ME Bank’s latest Household Financial Comfort Report (HFCR), has just been released, finding that household financial comfort is generally improving and Aussies are comfortable about their ‘ability to pay regular expenses’. But at the same time, the cost of necessities remains their ‘biggest worry’ when it comes to household finances.
According to Mozo Data Manager, Peter Marshall that’s a picture of the Aussie economy in a nutshell.
“Although right now things are looking quite good on paper, people are concerned about the possibility of a less rosey future,” he said.
Renters coming out on top of the HFCR
The HFCR report revealed that for some Aussie households things are looking up. Overall, the Household Financial Comfort Index has increased, reaching the highest it’s been in the past five surveys, up 2% to 5.56 out of 10
In particularly good news for renters, their financial comfort is at the highest its been in 4 years, up 8% to 4.78 out of 10.

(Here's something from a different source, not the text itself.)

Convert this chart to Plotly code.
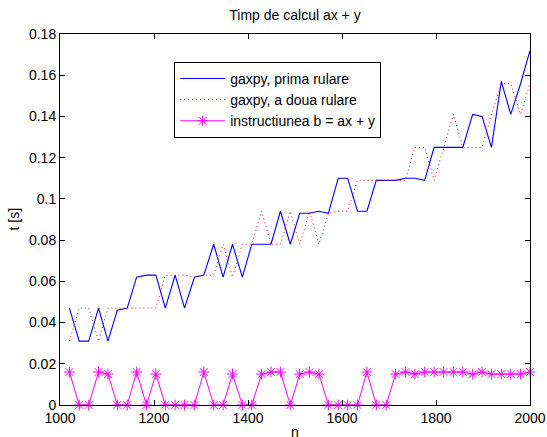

Comfort gap between property and renters closing
However, while financial comfort is improving for renters, it’s not looking so great for homeowners. Households who own a home mortgage-free fell 3% to 6.27% out of 10, the lowest since the ME bank survey began.
“The comfort gap between property owners and renters, as well as between very high-income earners and other income brackets, has narrowed,” said Jeff Oughton, ME’s Consulting Economist.
“We’ve seen a correction for wealthier, older property-owning Australians who’ve been riding the hot property and bull share markets for much of the past seven years, while middle and lower-income households have begun to benefit from an easing in living cost pressures and income gains.”
The effect of financial resilience on the future
The report found the key drivers in households’ rising financial comfort to be income gains, easing living costs, increased cash savings and reduced overspending.
Even as things look up, more Aussies are putting effort into building up a savings buffer for a future that might not be as cushy.
The number of households saving each month increased 3 points to 51% in the past six months – its equal highest level since the survey began, with the estimated average amount savers are putting away increasing 7% to $862 per month.
However, Oughton said that if Aussies continue on this trend of tightening their belts it could have a worse effect on the Australian economy in the long run.
“If above average cash savings and reduced spending behaviour continues during 2019 it could significantly slow economic growth and in turn may lead to smaller job and income gains,” he said.
But according to Marshall, the nature of the housing market generally could be making Aussies feel uneasy, and he expects to see Aussies being even more careful with their money in months to come.
“Homeowners are concerned that there’s no sign the declining housing market slowing, therefore reigning in their spending. With property value falling and persistently low levels of wages growth, it seems a large number of Australians are worried about the security of their financial future and planning for what might come.”